Regardless of genre, I find it hard to read a book where negativity (even understandable negativity) and hardship are constant, such as one would find if the world were in the grips of a zombie apocalypse.  Or a massive epidemic.  Or a global environmental catastrophe.  Or an untenable alien invasion.

Not that I don’t read such things.  Not that I don’t enjoy them, even.  I confuse myself sometimes.  (Ha!  I often confuse myself when I stop and think about things.)

Maybe that’s why I like reading fantasy, and science fiction – the negativity and hardship are somewhat removed from my reality.  That way, even if the odds seem impossible, or it seems like every character I grow close to ends up either dying or being compromised or dealt a harder hand than expected (hello, Game of Thrones?) I can hang on to the hope that everything – or at least substantial things – will be all right in the end.  I can better take the disappointment, or even the despair, if it is once or twice or three times removed from my own foreseeable situation.  I mean, if the zombie apocalypse should break out tomorrow, I’ll be one of the first to go.  I don’t need a Facebook quiz to tell me that.  Or if a nuclear holocaust were to change the landscape in which I live, where the very air itself were to be a poison and civilization were to devolve, if comforts that I’ve been inclined to rely on disappear, then I will as well.  I’m not a survivor, or at least I can’t see myself being one, even though I desperately would want to be.  I just don’t have the skills.

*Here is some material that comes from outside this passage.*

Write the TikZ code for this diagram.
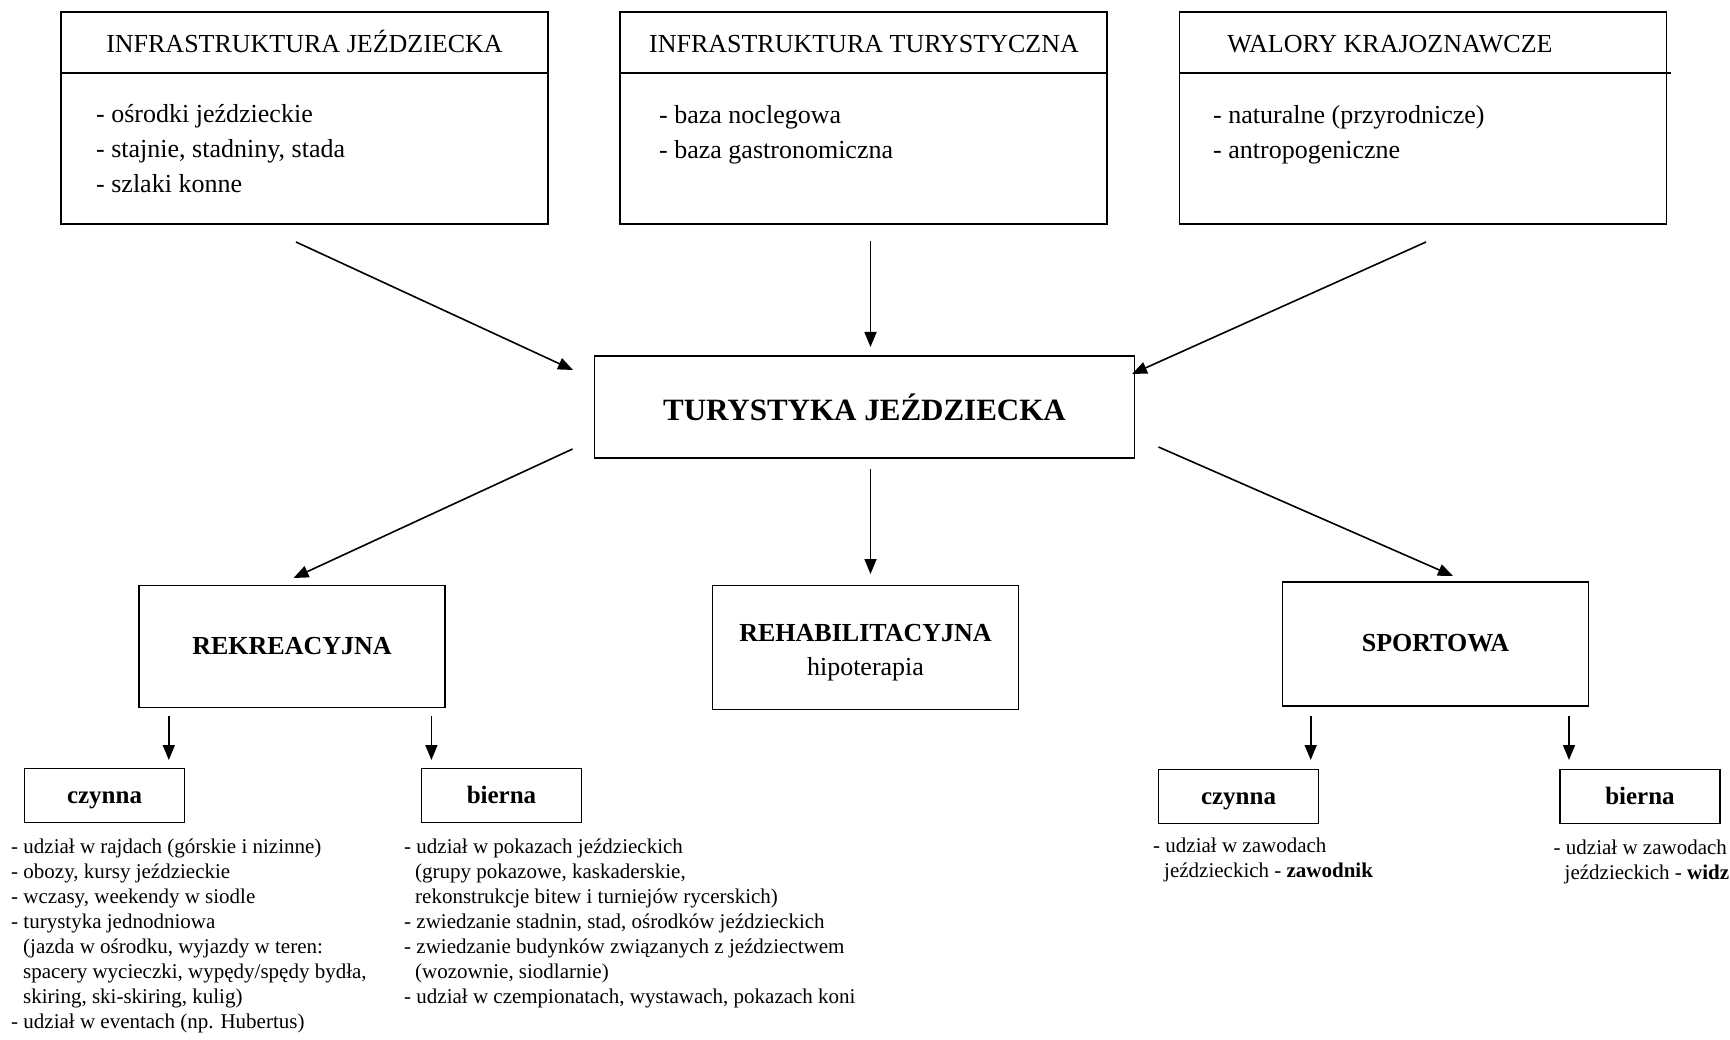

But thousands of years into the future?  I’m not gonna be there anyway.  In some sort of alternate world, some other universe or history than my own?  Why not?  It’s not like I’m going to find myself living there.  Even in the more accessible stratums of corporate board rooms or elite policing precincts or heck, even wizarding schools, I can relate on some level, but not place myself there.  My feet will never trod those boards, except in my imagination.

So I want stories that, if they are dire, if they are outside my ability to relate a positive outcome were I plopped into the middle of them, at least would be stories where it would take a radical shift in reality to have me hanging out there.  Preferably without human flesh eating monsters, at any rate.

Does that make me a wimp?  Perhaps it does.  (Here’s the part where I give a literal shrug.)  Ultimately, I don’t mind if it does.  There are so many books out there, if I miss a few, even if they are really well done, because they make my world too dark?

Well, unlike being in the midst of the zombie apocalypse, I can live with that.